Vanuit zo’n wijkhuis gaan buurtwerkers met huisbezoeken en straathoekwerk de wijk in om mensen te bereiken die de weg naar het wijkhuis niet vinden. Zij kunnen ook specifieke noden van de wijk detecteren waar een wijkhuis dan verder in moet investeren. Vandaag is dat niet het geval door onvoldoende middelen. Als je nieuw bent in de wijk, krijg je enkel een brief. Er is geen straathoekwerk dat zelf naar de mensen gaat.

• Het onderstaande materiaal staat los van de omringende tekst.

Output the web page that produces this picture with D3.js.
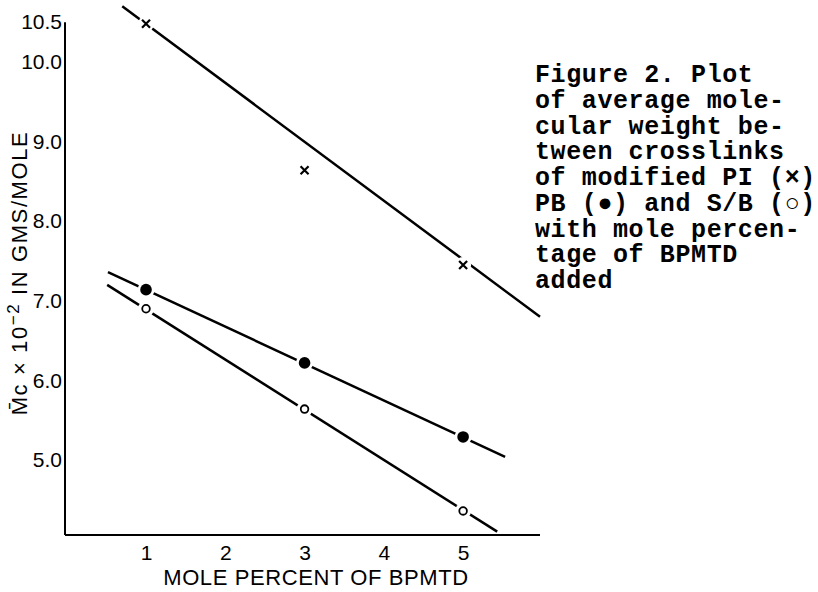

Via het buurthuis en de buurtwerkers bouwt ons wijkhuis aan een sterke, warme en solidaire wijk. Het organiseert ontmoetingsmomenten en -activiteiten, zodat de mensen uit de wijk elkaar beter leren kennen. Op die manier pakt het de eenzaamheid van veel mensen aan en werkt het ook aan een betere veiligheid en aan de samenhorigheid. Een win-winsituatie voor de mensen en voor de wijk.